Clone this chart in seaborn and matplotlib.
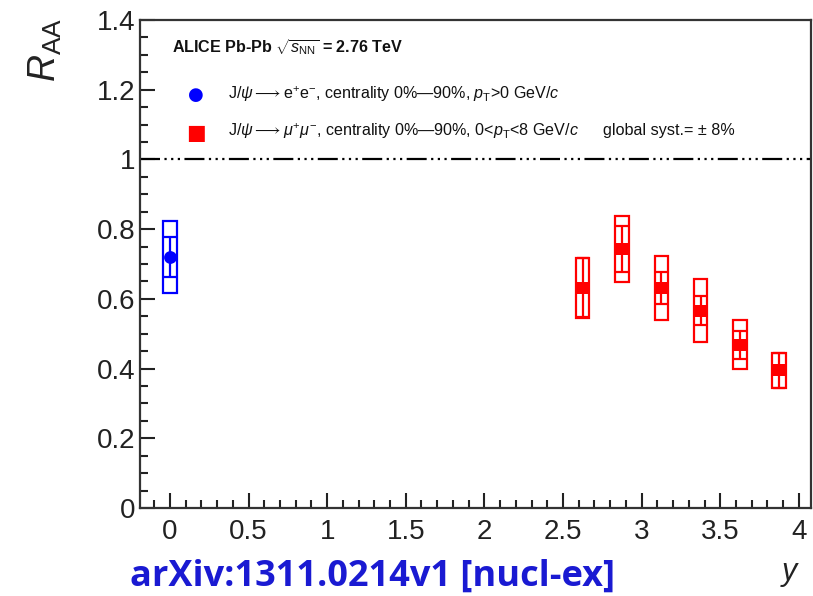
import numpy as np
import pandas as pd
import matplotlib
matplotlib.use("Agg")
import matplotlib.pyplot as plt
from matplotlib.patches import Rectangle
from matplotlib.ticker import MultipleLocator
import seaborn as sns

# ---- data ----
ee_y = [0.0]
ee_raa = [0.72]
ee_stat = [0.058]
ee_sys = [0.104]

mm_y = [2.625, 2.875, 3.125, 3.375, 3.625, 3.875]
mm_raa = [0.632, 0.743, 0.631, 0.566, 0.468, 0.395]
mm_stat = [0.085, 0.065, 0.046, 0.042, 0.040, 0.050]
mm_sys = [0.086, 0.096, 0.093, 0.090, 0.070, 0.050]

xticks = [0, 0.5, 1, 1.5, 2, 2.5, 3, 3.5, 4]
xticklabels = ["0", "0.5", "1", "1.5", "2", "2.5", "3", "3.5", "4"]
yticks = [0, 0.2, 0.4, 0.6, 0.8, 1.0, 1.2, 1.4]
yticklabels = ["0", "0.2", "0.4", "0.6", "0.8", "1", "1.2", "1.4"]

sns.set_style("ticks")
plt.rcParams['font.family'] = ['Liberation Sans', 'DejaVu Sans']
plt.rcParams['mathtext.fontset'] = 'custom'
plt.rcParams['mathtext.rm'] = 'Liberation Sans'
plt.rcParams['mathtext.it'] = 'Liberation Sans:italic'
plt.rcParams['mathtext.bf'] = 'Liberation Sans:bold'

W, H = 813, 596
fig = plt.figure(figsize=(W / 100, H / 100), dpi=100)
ax = fig.add_axes([140 / W, 1 - 508 / H, (811 - 140) / W, (508 - 20) / H])

BLUE = '#0000ff'
RED = '#ff0000'
bw = 0.043

df_ee = pd.DataFrame({'y': ee_y, 'raa': ee_raa})
df_mm = pd.DataFrame({'y': mm_y, 'raa': mm_raa})

# systematic boxes
for x, v, s in zip(ee_y, ee_raa, ee_sys):
    ax.add_patch(Rectangle((x - bw, v - s), 2 * bw, 2 * s, fill=False,
                           edgecolor=BLUE, linewidth=1.6, zorder=3))
for x, v, s in zip(mm_y, mm_raa, mm_sys):
    ax.add_patch(Rectangle((x - bw, v - s), 2 * bw, 2 * s, fill=False,
                           edgecolor=RED, linewidth=1.6, zorder=3))

# stat error bars
ax.errorbar(ee_y, ee_raa, yerr=ee_stat, fmt='none', ecolor=BLUE,
            elinewidth=1.6, capsize=4, capthick=1.6, zorder=4)
ax.errorbar(mm_y, mm_raa, yerr=mm_stat, fmt='none', ecolor=RED,
            elinewidth=1.6, capsize=4, capthick=1.6, zorder=4)

# markers
sns.scatterplot(data=df_ee, x='y', y='raa', ax=ax, marker='o', s=85,
                color=BLUE, edgecolor=BLUE, linewidth=0, zorder=5, legend=False)
sns.scatterplot(data=df_mm, x='y', y='raa', ax=ax, marker='s', s=80,
                color=RED, edgecolor=RED, linewidth=0, zorder=5, legend=False)

# reference line at 1
ax.axhline(1.0, color='black', linewidth=1.6,
           dashes=(9, 2, 1, 2, 1, 2, 1, 2), zorder=2)

ax.set_xlim(-0.19, 4.077)
ax.set_ylim(0, 1.4)
ax.set_xticks(xticks)
ax.set_xticklabels(xticklabels)
ax.set_yticks(yticks)
ax.set_yticklabels(yticklabels)
ax.xaxis.set_minor_locator(MultipleLocator(0.1))
ax.yaxis.set_minor_locator(MultipleLocator(0.05))
ax.tick_params(axis='both', which='major', direction='in', length=11,
               width=1.5, labelsize=20, labelcolor='#222222', color='#222222')
ax.tick_params(axis='both', which='minor', direction='in', length=6,
               width=1.5, color='#222222')
ax.tick_params(axis='x', which='major', pad=8)
ax.tick_params(axis='y', which='major', pad=3)
ax.set_xlabel('')
ax.set_ylabel('')
for side in ['left', 'bottom', 'top', 'right']:
    ax.spines[side].set_visible(True)
    ax.spines[side].set_linewidth(1.6)
    ax.spines[side].set_color('#333333')

# axis titles
fig.text(45 / W, 1 - 50 / H, r'$R_{\rm AA}$', rotation=90, ha='center',
         va='center', fontsize=27, color='#222222')
fig.text(790 / W, 1 - 574 / H, r'$y$', ha='center', va='center',
         fontsize=22, color='#222222')

# legend-like texts
LFS = 11.6
fig.text(172 / W, 1 - 47 / H, r'ALICE Pb-Pb $\sqrt{s_{\rm NN}}$ = 2.76 TeV',
         ha='left', va='center', fontsize=LFS, fontweight='bold', color='#111111')
fig.text(196 / W, 1 - 95 / H, '\u25cf', ha='center', va='center',
         fontsize=13, color=BLUE, family='DejaVu Sans')
fig.text(228 / W, 1 - 94 / H,
         r'J/$\psi\longrightarrow$e$^{+}$e$^{-}$, centrality 0%—90%, $p_{\rm T}$>0 GeV/$c$',
         ha='left', va='center', fontsize=LFS, color='#111111')
fig.text(196 / W, 1 - 133 / H, '\u25a0', ha='center', va='center',
         fontsize=15, color=RED, family='DejaVu Sans')
fig.text(228 / W, 1 - 131 / H,
         r'J/$\psi\longrightarrow\mu^{+}\mu^{-}$, centrality 0%—90%, 0<$p_{\rm T}$<8 GeV/$c$',
         ha='left', va='center', fontsize=LFS, color='#111111')
fig.text(603 / W, 1 - 131 / H, 'global syst.= \u00b1 8%',
         ha='left', va='center', fontsize=LFS, color='#111111')

# source note
fig.text(130 / W, 1 - 577 / H, 'arXiv:1311.0214v1 [nucl-ex]', ha='left',
         va='center', fontsize=26, fontweight='bold', color='#1a1ad2',
         family=['Open Sans', 'DejaVu Sans'])

fig.savefig('out.png', dpi=100)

########################################

PROBLEM REQUIREMENTS: Each line of the data should be quoted exactly, with pictures left out.

CORRECT ANSWER:
Clone this chart in seaborn and matplotlib.
import numpy as np
import pandas as pd
import matplotlib
matplotlib.use("Agg")
import matplotlib.pyplot as plt
from matplotlib.patches import Rectangle
from matplotlib.ticker import MultipleLocator
import seaborn as sns

# ---- data ----
ee_y = [0.0]
ee_raa = [0.72]
ee_stat = [0.058]
ee_sys = [0.104]

mm_y = [2.625, 2.875, 3.125, 3.375, 3.625, 3.875]
mm_raa = [0.632, 0.743, 0.631, 0.566, 0.468, 0.395]
mm_stat = [0.085, 0.065, 0.046, 0.042, 0.040, 0.050]
mm_sys = [0.086, 0.096, 0.093, 0.090, 0.070, 0.050]

xticks = [0, 0.5, 1, 1.5, 2, 2.5, 3, 3.5, 4]
xticklabels = ["0", "0.5", "1", "1.5", "2", "2.5", "3", "3.5", "4"]
yticks = [0, 0.2, 0.4, 0.6, 0.8, 1.0, 1.2, 1.4]
yticklabels = ["0", "0.2", "0.4", "0.6", "0.8", "1", "1.2", "1.4"]

sns.set_style("ticks")
plt.rcParams['font.family'] = ['Liberation Sans', 'DejaVu Sans']
plt.rcParams['mathtext.fontset'] = 'custom'
plt.rcParams['mathtext.rm'] = 'Liberation Sans'
plt.rcParams['mathtext.it'] = 'Liberation Sans:italic'
plt.rcParams['mathtext.bf'] = 'Liberation Sans:bold'

W, H = 813, 596
fig = plt.figure(figsize=(W / 100, H / 100), dpi=100)
ax = fig.add_axes([140 / W, 1 - 508 / H, (811 - 140) / W, (508 - 20) / H])

BLUE = '#0000ff'
RED = '#ff0000'
bw = 0.043

df_ee = pd.DataFrame({'y': ee_y, 'raa': ee_raa})
df_mm = pd.DataFrame({'y': mm_y, 'raa': mm_raa})

# systematic boxes
for x, v, s in zip(ee_y, ee_raa, ee_sys):
    ax.add_patch(Rectangle((x - bw, v - s), 2 * bw, 2 * s, fill=False,
                           edgecolor=BLUE, linewidth=1.6, zorder=3))
for x, v, s in zip(mm_y, mm_raa, mm_sys):
    ax.add_patch(Rectangle((x - bw, v - s), 2 * bw, 2 * s, fill=False,
                           edgecolor=RED, linewidth=1.6, zorder=3))

# stat error bars
ax.errorbar(ee_y, ee_raa, yerr=ee_stat, fmt='none', ecolor=BLUE,
            elinewidth=1.6, capsize=4, capthick=1.6, zorder=4)
ax.errorbar(mm_y, mm_raa, yerr=mm_stat, fmt='none', ecolor=RED,
            elinewidth=1.6, capsize=4, capthick=1.6, zorder=4)

# markers
sns.scatterplot(data=df_ee, x='y', y='raa', ax=ax, marker='o', s=85,
                color=BLUE, edgecolor=BLUE, linewidth=0, zorder=5, legend=False)
sns.scatterplot(data=df_mm, x='y', y='raa', ax=ax, marker='s', s=80,
                color=RED, edgecolor=RED, linewidth=0, zorder=5, legend=False)

# reference line at 1
ax.axhline(1.0, color='black', linewidth=1.6,
           dashes=(9, 2, 1, 2, 1, 2, 1, 2), zorder=2)

ax.set_xlim(-0.19, 4.077)
ax.set_ylim(0, 1.4)
ax.set_xticks(xticks)
ax.set_xticklabels(xticklabels)
ax.set_yticks(yticks)
ax.set_yticklabels(yticklabels)
ax.xaxis.set_minor_locator(MultipleLocator(0.1))
ax.yaxis.set_minor_locator(MultipleLocator(0.05))
ax.tick_params(axis='both', which='major', direction='in', length=11,
               width=1.5, labelsize=20, labelcolor='#222222', color='#222222')
ax.tick_params(axis='both', which='minor', direction='in', length=6,
               width=1.5, color='#222222')
ax.tick_params(axis='x', which='major', pad=8)
ax.tick_params(axis='y', which='major', pad=3)
ax.set_xlabel('')
ax.set_ylabel('')
for side in ['left', 'bottom', 'top', 'right']:
    ax.spines[side].set_visible(True)
    ax.spines[side].set_linewidth(1.6)
    ax.spines[side].set_color('#333333')

# axis titles
fig.text(45 / W, 1 - 50 / H, r'$R_{\rm AA}$', rotation=90, ha='center',
         va='center', fontsize=27, color='#222222')
fig.text(790 / W, 1 - 574 / H, r'$y$', ha='center', va='center',
         fontsize=22, color='#222222')

# legend-like texts
LFS = 11.6
fig.text(172 / W, 1 - 47 / H, r'ALICE Pb-Pb $\sqrt{s_{\rm NN}}$ = 2.76 TeV',
         ha='left', va='center', fontsize=LFS, fontweight='bold', color='#111111')
fig.text(196 / W, 1 - 95 / H, '\u25cf', ha='center', va='center',
         fontsize=13, color=BLUE, family='DejaVu Sans')
fig.text(228 / W, 1 - 94 / H,
         r'J/$\psi\longrightarrow$e$^{+}$e$^{-}$, centrality 0%—90%, $p_{\rm T}$>0 GeV/$c$',
         ha='left', va='center', fontsize=LFS, color='#111111')
fig.text(196 / W, 1 - 133 / H, '\u25a0', ha='center', va='center',
         fontsize=15, color=RED, family='DejaVu Sans')
fig.text(228 / W, 1 - 131 / H,
         r'J/$\psi\longrightarrow\mu^{+}\mu^{-}$, centrality 0%—90%, 0<$p_{\rm T}$<8 GeV/$c$',
         ha='left', va='center', fontsize=LFS, color='#111111')
fig.text(603 / W, 1 - 131 / H, 'global syst.= \u00b1 8%',
         ha='left', va='center', fontsize=LFS, color='#111111')

# source note
fig.text(130 / W, 1 - 577 / H, 'arXiv:1311.0214v1 [nucl-ex]', ha='left',
         va='center', fontsize=26, fontweight='bold', color='#1a1ad2',
         family=['Open Sans', 'DejaVu Sans'])

fig.savefig('out.png', dpi=100)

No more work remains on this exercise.